Chapter 2
002 One Ticket For Two
Scarlett’s POV
Sitting in the taxi to another hospital — the hospital where SHE is, to see him. I feel sick. Carsick, morning sick, or just…sick of this trip.
This is the trip I hate the most, and this is a trip I have been taking for ten years: she is always in the hospital, and he is always around her, even before our marriage.
That’s what happens when your crush loves your sister who has Willebrand, combined with a RH- blood type, no less.
Yes, the illness where one can’t heal from bleeding, with the blood type that only 0.3% of people have.
Even a small cut on a finger could be lethal to her. That’s why she is the spoiled treasure of the whole family, the untouchable, the miracle that gets everything she wants by just existing.
Me? Even my existence gets ignored.
My parents have only Ava in their eyes. My brother hates me as if I stole my health from Ava.
No, I just stole her man.
But they hated me even before that. Marrying Sebastian only let their hidden hatred out of the bag.
But I did steal, and I paid for it. I married him, and I got only five years of torment from him.
I thought loving him with all I have could amend for my sin, and I paid with all the love I can find in me. I thought it was my life a dream coming true when I married him, I guess I should have known when I spent our wedding night alone that…
…He will never be the little hero who saved me ten years ago. Not for me, never again.
[Sorry, I guess the plan is back on…after all. Are you still available?] I text Aurora. I feel bad that I just told her to cancel my flight when I was told it would be a one-ticket-for-two.
[For you? Always.]
I close my eyes. It’s decided then.
I can’t back out of it now. He won’t let me. He has been waiting for these divorce papers forever.
I just need to figure out what the baby means in this mess. Well, probably a question only I need to answer. He wouldn’t want anything to do with the baby, and Ava…
It would be tremendously kind of her if she would let the baby live. I’m sure if she asks for my abortion from him, he will happily oblige.
I take a moment after the crazy taxi’s bumpy ride to adjust my breath, letting the thin sweat on my forehead fade as I swallow down the nauseous lump dangling behind my tongue. I get car sick as easy as it is, and carrying a little thing in my womb is making it even harder.
I blame him. It’s definitely a he, bringing nothing but trouble for me, just like his father.
Then I laugh at myself for my childish thought.
A moment ago I was feeling only coldness and horror at the news of his existence, thinking it was just a tiny embryo growing in me that was too little to even show in the scan, a little thing that meant nothing but trouble for me.

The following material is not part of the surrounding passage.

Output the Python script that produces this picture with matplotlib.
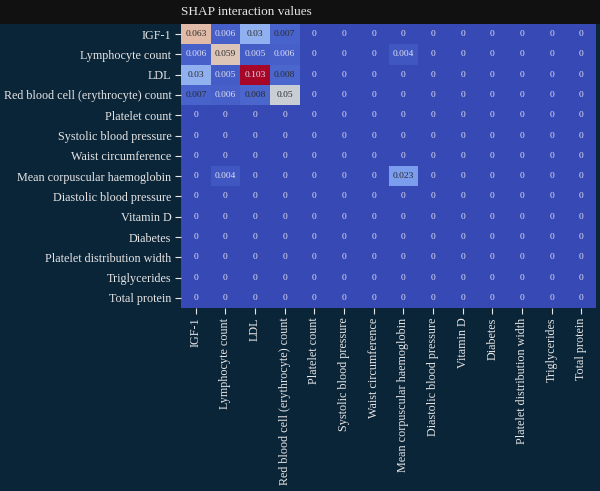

But now, I’m already imagining teasing it for its most beautiful laugh in the world. Even before he was born, he was already bringing me joy.
I want to keep him.
That idea scares me. Even if I go through with the plan, could I really bring a baby into a world where he loses one of his parents even before he is born?

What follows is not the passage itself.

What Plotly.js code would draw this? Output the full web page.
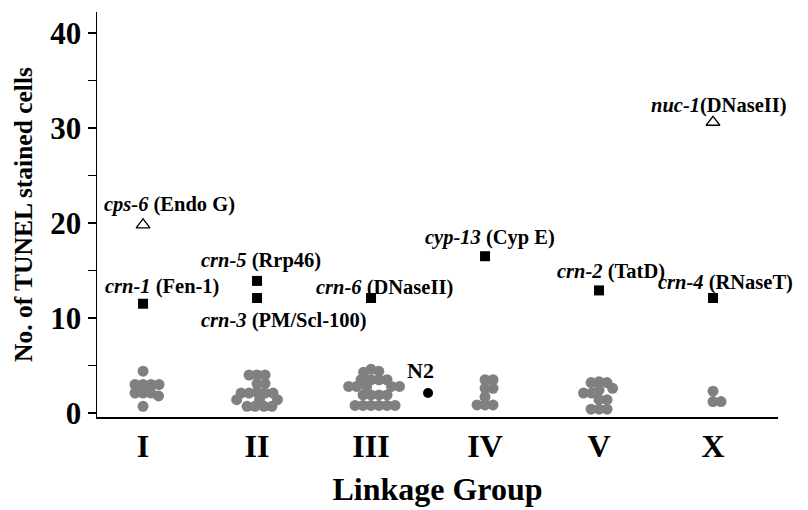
<!DOCTYPE html>
<html>
<head>
<meta charset="utf-8">
<script src="https://cdn.plot.ly/plotly-3.0.1.min.js"></script>
<style>html,body{margin:0;padding:0;background:#fff;}#chart{width:808px;height:510px;}</style>
</head>
<body>
<div id="chart"></div>
<script>
// ---- Data ----
const groupLabels = ['I', 'II', 'III', 'IV', 'V', 'X'];

// Individual mutant strains (gray dots), per linkage group
const cellsI   = [4.4, 3.0, 3.0, 3.0, 3.0, 2.1, 2.1, 2.1, 1.8, 0.7];
const cellsII  = [4.0, 4.0, 4.0, 3.1, 3.1, 2.2, 2.1, 2.1, 2.1, 2.1, 1.4, 1.4, 1.4, 0.7, 0.7, 0.7, 0.7];
const cellsIII = [4.6, 4.4, 4.3, 3.5, 3.5, 3.5, 3.5, 2.8, 2.8, 2.8, 2.8, 2.8, 1.9, 1.9, 1.9, 1.9, 0.8, 0.8, 0.8, 0.8, 0.8, 0.8];
const cellsIV  = [3.5, 3.5, 2.6, 2.6, 1.7, 0.85, 0.85, 0.85];
const cellsV   = [3.3, 3.2, 3.2, 2.6, 2.4, 2.1, 2.1, 1.4, 1.4, 0.4, 0.4, 0.4];
const cellsX   = [2.3, 1.2, 1.2];

// Nuclease mutants (black squares)
const sqGenes    = ['crn-1', 'crn-5', 'crn-3', 'crn-6', 'cyp-13', 'crn-2', 'crn-4'];
const sqProteins = ['Fen-1', 'Rrp46', 'PM/Scl-100', 'DNaseII', 'Cyp E', 'TatD', 'RNaseT'];
const sqGroups   = ['I', 'II', 'II', 'III', 'IV', 'V', 'X'];
const sqValues   = [11.5, 13.9, 12.1, 12.1, 16.5, 12.9, 12.1];

// Known nucleases (open triangles)
const triGenes    = ['cps-6', 'nuc-1'];
const triProteins = ['Endo G', 'DNaseII'];
const triGroups   = ['I', 'X'];
const triValues   = [19.8, 30.6];

// Wild type
const wtLabel = 'N2';
const wtValue = 2.1;

// ---- Layout constants ----
const W = 808, H = 510;
const M = {l: 97, r: 30, t: 12, b: 93};
const xRange = [0.596, 6.57];
const yRange = [-0.42, 42.2];
const pxPerX = (W - M.l - M.r) / (xRange[1] - xRange[0]);
const pxPerY = (H - M.t - M.b) / (yRange[1] - yRange[0]);
const pos = g => groupLabels.indexOf(g) + 1;

// beeswarm placement (pixel-space collision), returns x positions
function swarm(values, center, diam) {
  const placed = [];
  const order = values.map((v, i) => i).sort((a, b) => values[b] - values[a]);
  const xs = new Array(values.length);
  order.forEach(i => {
    const py = values[i] * pxPerY;
    const cands = [0];
    placed.forEach(p => {
      const dy = Math.abs(p.y - py);
      if (dy < diam) {
        const dx = Math.sqrt(diam * diam - dy * dy);
        cands.push(p.x + dx, p.x - dx);
      }
    });
    const ok = c => placed.every(p => (p.x - c) ** 2 + (p.y - py) ** 2 >= diam * diam - 0.01);
    const valid = cands.filter(ok).sort((a, b) => Math.abs(a) - Math.abs(b) || b - a);
    const x = valid[0];
    placed.push({x: x, y: py});
    xs[i] = center + x / pxPerX;
  });
  return xs;
}

const groups = [cellsI, cellsII, cellsIII, cellsIV, cellsV, cellsX];
const grayX = [], grayY = [];
groups.forEach((vals, gi) => {
  const xs = swarm(vals, gi + 1, 8);
  xs.forEach((x, k) => { grayX.push(x); grayY.push(vals[k]); });
});

const traces = [
  {x: grayX, y: grayY, type: 'scatter', mode: 'markers',
   marker: {symbol: 'circle', size: 11, color: '#808080', line: {width: 0}}, hoverinfo: 'y'},
  {x: sqGroups.map(pos), y: sqValues, type: 'scatter', mode: 'markers',
   marker: {symbol: 'square', size: 10, color: '#000'}},
  {x: triGroups.map(pos), y: triValues, type: 'scatter', mode: 'markers',
   marker: {symbol: 'triangle-up-open', size: 12, color: '#000', line: {width: 1.3}}},
  {x: [3.5], y: [wtValue], type: 'scatter', mode: 'markers',
   marker: {symbol: 'circle', size: 10, color: '#000'}}
];

const serif = 'Liberation Serif, Times New Roman, serif';
const labelFont = {family: serif, size: 20.5, color: '#000'};
// per-label pixel offsets of text center relative to its mark
const sqShift  = [[19, -17], [4, -20], [27, 22], [13, -11], [5, -19], [12, -19], [12, -16]];
const triShift = [[26, -20], [6, -17]];

const annotations = [];
sqGenes.forEach((g, i) => annotations.push({
  x: pos(sqGroups[i]), y: sqValues[i], xref: 'x', yref: 'y', showarrow: false,
  text: '<b><i>' + g + '</i> (' + sqProteins[i] + ')</b>', font: labelFont,
  xshift: sqShift[i][0], yshift: -sqShift[i][1]
}));
triGenes.forEach((g, i) => annotations.push({
  x: pos(triGroups[i]), y: triValues[i], xref: 'x', yref: 'y', showarrow: false,
  text: '<b><i>' + g + '</i>' + (i === 1 ? '' : ' ') + '(' + triProteins[i] + ')</b>', font: labelFont,
  xshift: triShift[i][0], yshift: -triShift[i][1]
}));
annotations.push({x: 3.5, y: wtValue, xref: 'x', yref: 'y', showarrow: false,
  text: '<b>' + wtLabel + '</b>', font: {family: serif, size: 22, color: '#000'}, xshift: -8, yshift: 23});

const layout = {
  width: W, height: H,
  margin: M,
  paper_bgcolor: '#fff', plot_bgcolor: '#fff',
  showlegend: false,
  xaxis: {
    range: xRange, tickvals: [1, 2, 3, 4, 5, 6], ticktext: groupLabels,
    showgrid: false, zeroline: false, showline: true, linecolor: '#000', linewidth: 2,
    ticks: '', tickfont: {family: serif, size: 32, color: '#000', weight: 'bold'},
    title: {text: 'Linkage Group', font: {family: serif, size: 32, color: '#000', weight: 'bold'}, standoff: 14}
  },
  yaxis: {
    range: yRange, tickvals: [0, 10, 20, 30, 40],
    showgrid: false, zeroline: false, showline: true, linecolor: '#000', linewidth: 1.5,
    ticks: 'outside', ticklen: 8, tickwidth: 1.5, tickcolor: '#000',
    minor: {tickvals: [5, 15, 25, 35], ticks: 'outside', ticklen: 8, tickwidth: 1.5, tickcolor: '#000'},
    tickfont: {family: serif, size: 31, color: '#000', weight: 'bold'},
    title: {text: 'No. of TUNEL stained cells', font: {family: serif, size: 25.5, color: '#000', weight: 'bold'}, standoff: 10}
  },
  annotations: annotations
};

Plotly.newPlot('chart', traces, layout, {staticPlot: true, displayModeBar: false});
</script>
</body>
</html>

Tears swell my eyes at that thought and I can barely see. I blame the hormones.
Giving my tears time to dry, I drag my rubber limbs to Ava’s fifth-floor ward slowly. He is waiting for me inside, but not for the file I WANT to give him.
He wants the one that shatters my heart.
I thought I was ready. I thought he had ground my heart to shreds so tiny that I couldn’t find any love left in me. But it still hurts. And it’s even more impossible to do now, with the baby’s weight on the scale.
“Sebastian, I’m scared. It’s the worst feeling, waiting for the result…” Ava’s timid, girly voice hits me through the door, and I pause, “Hold meeee.”
One sentence from my dear sister, and I lost all my strength to enter. I know he would. He would hold her, with all the love in his heart.
I don’t know how much that love is, but I surely got none.
If I had doubts before this, I don’t now. The only fate for this marriage is to end. I’m here to deliver the divorce papers, I warn myself.
The baby…is just a surprise that won’t change anything.
Five years is long enough of a mistake. I don’t have too much left in me to maintain a marriage-for-one. He married me, but only on paper. His heart is her belongings. Always has been, and always will be.
Tonight I will be in another city, leaving the man I love to the woman he loves.